As one is introduced to the forthcoming revised English translation of the Roman Missal, there are at least two misconceptions which are slightly off the mark, if only as a matter of expediency.

The first is that the book which the priest uses on the altar, while entitled "Roman Missal," is not really that book in its entirety. Strictly speaking, we are referring to the "Sacramentary." The entire missal of the Roman Rite would include the order of readings from the Old and New Testaments, including the Gospels themselves. The name was probably changed in order to distinguish the soon-to-be-obsolete edition from what will be the third "editio typica."

The second misconception is the canned explanation of the process itself, as explained on the website of the United States Conference of Catholic Bishops:

In 2002, Pope John Paul II introduced a new edition of the Missale Romanum (editio typica tertia, the "third typical edition" [since the Second Vatican Council]) for use in the Church. Soon after, the complex work of translating the text into English began.

Sorry, boys, but that is not the whole story, is it?

The Short Version

The process actually began nearly twenty years earlier, but you will not hear any spokesman for the bishops conference say that. That is because they would then have to admit that the process was prolonged by nearly twenty years of devious shenanigans on the part of progressive academicians, many of whom were bent on altering certain parts of the Order of Mass, in the form of "adaptations" for their particular country, to the extent that some parts of the Mass would not have resembled the Roman Rite as heretofore understood.
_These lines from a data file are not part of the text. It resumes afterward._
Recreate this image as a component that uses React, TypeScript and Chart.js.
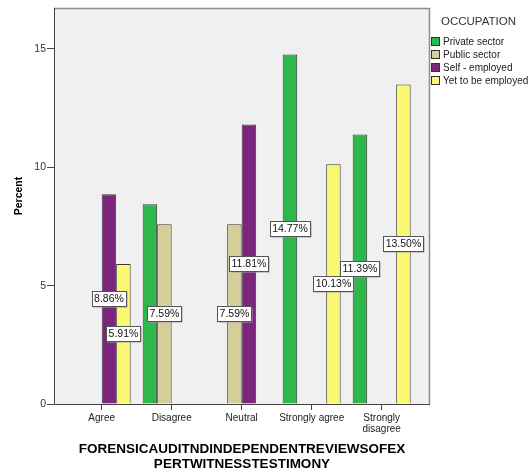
import React, { useEffect, useRef } from 'react';
import { Chart, registerables } from 'chart.js';

Chart.register(...registerables);

const categories: (string | string[])[] = ['Agree', 'Disagree', 'Neutral', 'Strongly agree', ['Strongly', 'disagree']];
const seriesNames = ['Private sector', 'Public sector', 'Self - employed', 'Yet to be employed'];
const privateSector = [null, 8.44, null, 14.77, 11.39];
const publicSector = [null, 7.59, 7.59, null, null];
const selfEmployed = [8.86, null, 11.81, null, null];
const yetToBeEmployed = [5.91, null, null, 10.13, 13.5];
const seriesColors = ['#2eb84b', '#d4cf98', '#7c257d', '#fbf874'];
const unlabeledPrivate = [1];
const yTickValues = [0, 5, 10, 15];
const xTitle = ['FORENSICAUDITNDINDEPENDENTREVIEWSOFEX', 'PERTWITNESSTESTIMONY'];
const yTitle = 'Percent';
const legendTitle = 'OCCUPATION';

const FONT = '"Liberation Sans", Arial, sans-serif';

const toPoints = (arr: (number | null)[]) => arr.map((v, i) => ({ x: i, y: v }));

const plotPlugin = {
  id: 'plotFrame',
  beforeDatasetsDraw(chart: any) {
    const { ctx, chartArea: a } = chart;
    ctx.save();
    ctx.fillStyle = '#f0f0f0';
    ctx.fillRect(a.left, a.top, a.right - a.left, a.bottom - a.top);
    ctx.strokeStyle = '#8c8c8c';
    ctx.lineWidth = 1.5;
    ctx.beginPath();
    ctx.moveTo(a.left, a.top + 0.5);
    ctx.lineTo(a.right - 0.5, a.top + 0.5);
    ctx.lineTo(a.right - 0.5, a.bottom);
    ctx.stroke();
    ctx.strokeStyle = '#444';
    ctx.lineWidth = 1;
    ctx.beginPath();
    ctx.moveTo(a.left + 0.5, a.top);
    ctx.lineTo(a.left + 0.5, a.bottom + 0.5);
    ctx.lineTo(a.right, a.bottom + 0.5);
    ctx.stroke();
    // y axis title
    ctx.save();
    ctx.translate(19, 196);
    ctx.rotate(-Math.PI / 2);
    ctx.font = `bold 10.5px ${FONT}`;
    ctx.fillStyle = '#000';
    ctx.textAlign = 'center';
    ctx.textBaseline = 'middle';
    ctx.fillText(yTitle, 0, 0);
    ctx.restore();
    ctx.restore();
  },
  afterDatasetsDraw(chart: any) {
    const ctx = chart.ctx;
    ctx.save();
    ctx.font = `10.5px ${FONT}`;
    ctx.textAlign = 'center';
    ctx.textBaseline = 'middle';
    chart.data.datasets.forEach((ds: any, di: number) => {
      const meta = chart.getDatasetMeta(di);
      meta.data.forEach((el: any, i: number) => {
        const v = ds.data[i].y;
        if (v == null) return;
        if (ds.skipLabels && ds.skipLabels.includes(i)) return;
        const { x, y, base } = el.getProps(['x', 'y', 'base'], true);
        const cy = (y + base) / 2;
        const text = v.toFixed(2) + '%';
        const w = Math.round(ctx.measureText(text).width + 4);
        const h = 15;
        const lx = Math.round(x - w / 2) + 0.5;
        const ly = Math.round(cy - h / 2) + 0.5;
        ctx.fillStyle = '#a0a0a0';
        ctx.fillRect(lx + 1, ly + 1, w, h);
        ctx.fillStyle = '#ffffff';
        ctx.fillRect(lx, ly, w, h);
        ctx.strokeStyle = '#555';
        ctx.lineWidth = 1;
        ctx.strokeRect(lx, ly, w, h);
        ctx.fillStyle = '#111';
        ctx.fillText(text, x, cy + 0.5);
      });
    });
    ctx.restore();
  },
};

export default function App() {
  const canvasRef = useRef<HTMLCanvasElement | null>(null);

  useEffect(() => {
    if (!canvasRef.current) return;
    Chart.defaults.font.family = FONT;
    const all = [privateSector, publicSector, selfEmployed, yetToBeEmployed];
    const chart = new Chart(canvasRef.current, {
      type: 'bar',
      data: {
        datasets: all.map((arr, i) => ({
          label: seriesNames[i],
          data: toPoints(arr as (number | null)[]),
          backgroundColor: seriesColors[i],
          borderColor: '#3a3a3a',
          borderWidth: 1,
          categoryPercentage: 58 / 70,
          barPercentage: 1,
          skipLabels: i === 0 ? unlabeledPrivate : [],
        })) as any,
      },
      options: {
        animation: false,
        responsive: false,
        layout: { padding: { top: 8, right: 101, left: 0, bottom: 0 } },
        plugins: { legend: { display: false }, tooltip: { enabled: false } },
        scales: {
          x: {
            type: 'linear',
            offset: false,
            min: -0.681,
            max: 4.69,
            afterFit: (s: any) => { s.height = 69; },
            afterBuildTicks: (s: any) => { s.ticks = categories.map((_, i) => ({ value: i })); },
            grid: { display: true, offset: false, drawOnChartArea: false, drawTicks: true, tickLength: 6, color: '#444' },
            border: { display: false },
            ticks: {
              autoSkip: false,
              maxRotation: 0,
              padding: 3,
              color: '#222',
              font: { size: 10, lineHeight: 1.1 },
              callback: (v: any) => categories[v as number] as any,
            },
            title: {
              display: true,
              text: xTitle,
              color: '#000',
              font: { size: 13.5, weight: 'bold', lineHeight: '15px' },
              padding: { top: 0, bottom: 1.5 },
            },
          },
          y: {
            min: 0,
            max: 16.73,
            afterFit: (s: any) => { s.width = 54; },
            afterBuildTicks: (s: any) => { s.ticks = yTickValues.map((v) => ({ value: v })); },
            grid: { display: true, drawOnChartArea: false, drawTicks: true, tickLength: 7, color: '#444' },
            border: { display: false },
            ticks: { padding: 1, color: '#333', font: { size: 10.5 } },
            title: { display: false, text: yTitle },
          },
        },
      },
      plugins: [plotPlugin],
    });
    return () => chart.destroy();
  }, []);

  return (
    <div style={{ position: 'fixed', left: 0, top: 0, width: 531, height: 473, background: '#fff' }}>
      <canvas ref={canvasRef} width={531} height={473} style={{ position: 'absolute', left: 0, top: 0 }} />
      <div style={{ position: 'absolute', left: 441, top: 14, font: `11.5px ${FONT}`, color: '#333', lineHeight: '14px' }}>
        {legendTitle}
      </div>
      {seriesNames.map((name, i) => (
        <div
          key={name}
          style={{
            position: 'absolute',
            left: 431,
            top: 35.3 + i * 12.8,
            height: 12.8,
            display: 'flex',
            alignItems: 'center',
            font: `10px ${FONT}`,
            color: '#222',
            whiteSpace: 'nowrap',
          }}
        >
          <span
            style={{
              display: 'inline-block',
              width: 9,
              height: 9,
              boxSizing: 'border-box',
              border: '1px solid #333',
              background: seriesColors[i],
              marginRight: 3,
            }}
          />
          {name}
        </div>
      ))}
    </div>
  );
}
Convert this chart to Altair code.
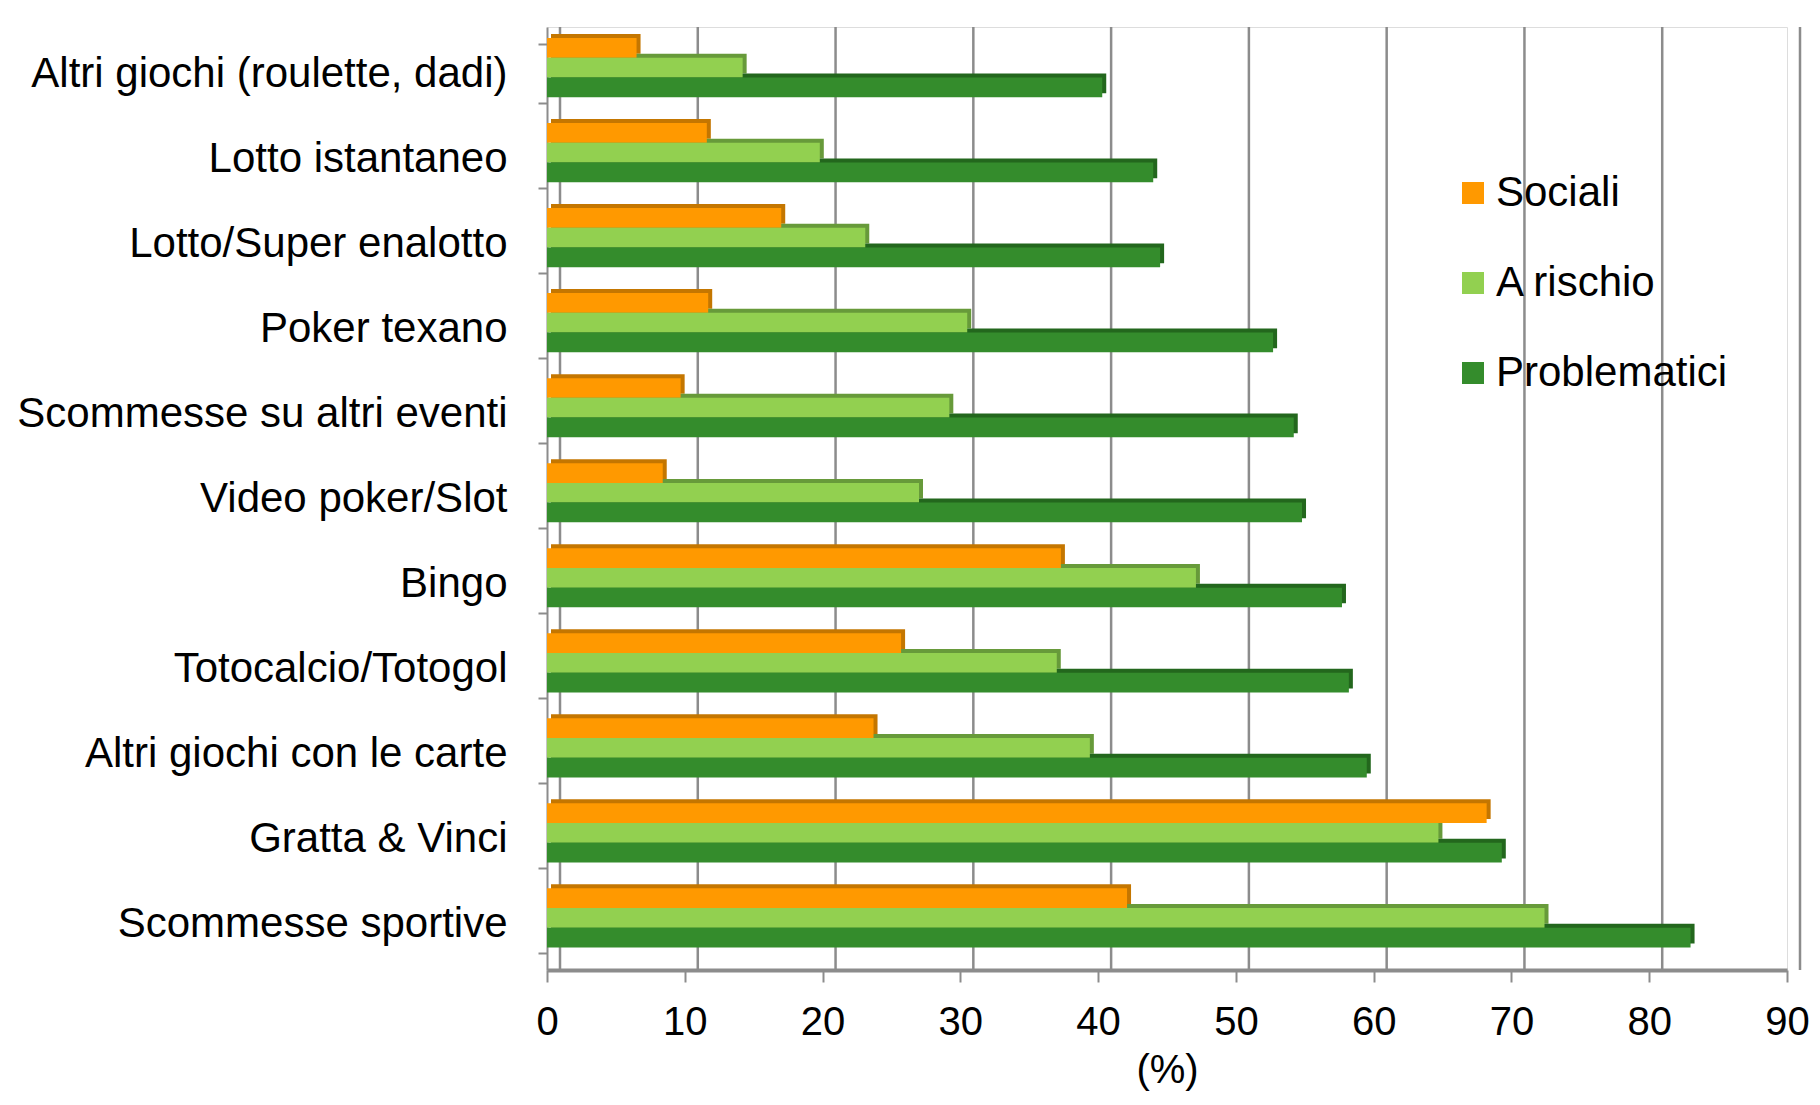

Why the American bishops let this go on so long is a matter of some conjecture. This writer was told by a reliable source, that most of the American bishops at the time were intimidated, by the liturgical status quo, whether among their brother bishops, or the liturgists and scholars who were commissioned to do the work, preferring to let Rome be the "heavy" in putting matters of dispute to rest.

As early as the mid-1980s, the rumor mill would be at work amidst liturgical workshops and conventions, of "options" for the Introductory Rites, two of which would use either the Kyrie or the Gloria, but not both, depending on the season of the year, or whatever mood the parish liturgy committee was in. By the mid-1990s, the process was accelerated to the point where one could read all about five such options altogether for the United States -- they called them "American adaptations" -- in such periodicals as Pastoral Music, published by the National Association of Pastoral Musicians (also known as, get this, "NAPALM." Yeah, that really is their unofficial acronym. Duuude ...).

But the major bone of contention, the one which caused the most hand-wringing and mud-slinging of all, was over what constituted a "translation." It is here that there are two approaches to translation, one of which has been the standard until recently, the other of which has ultimately prevailed.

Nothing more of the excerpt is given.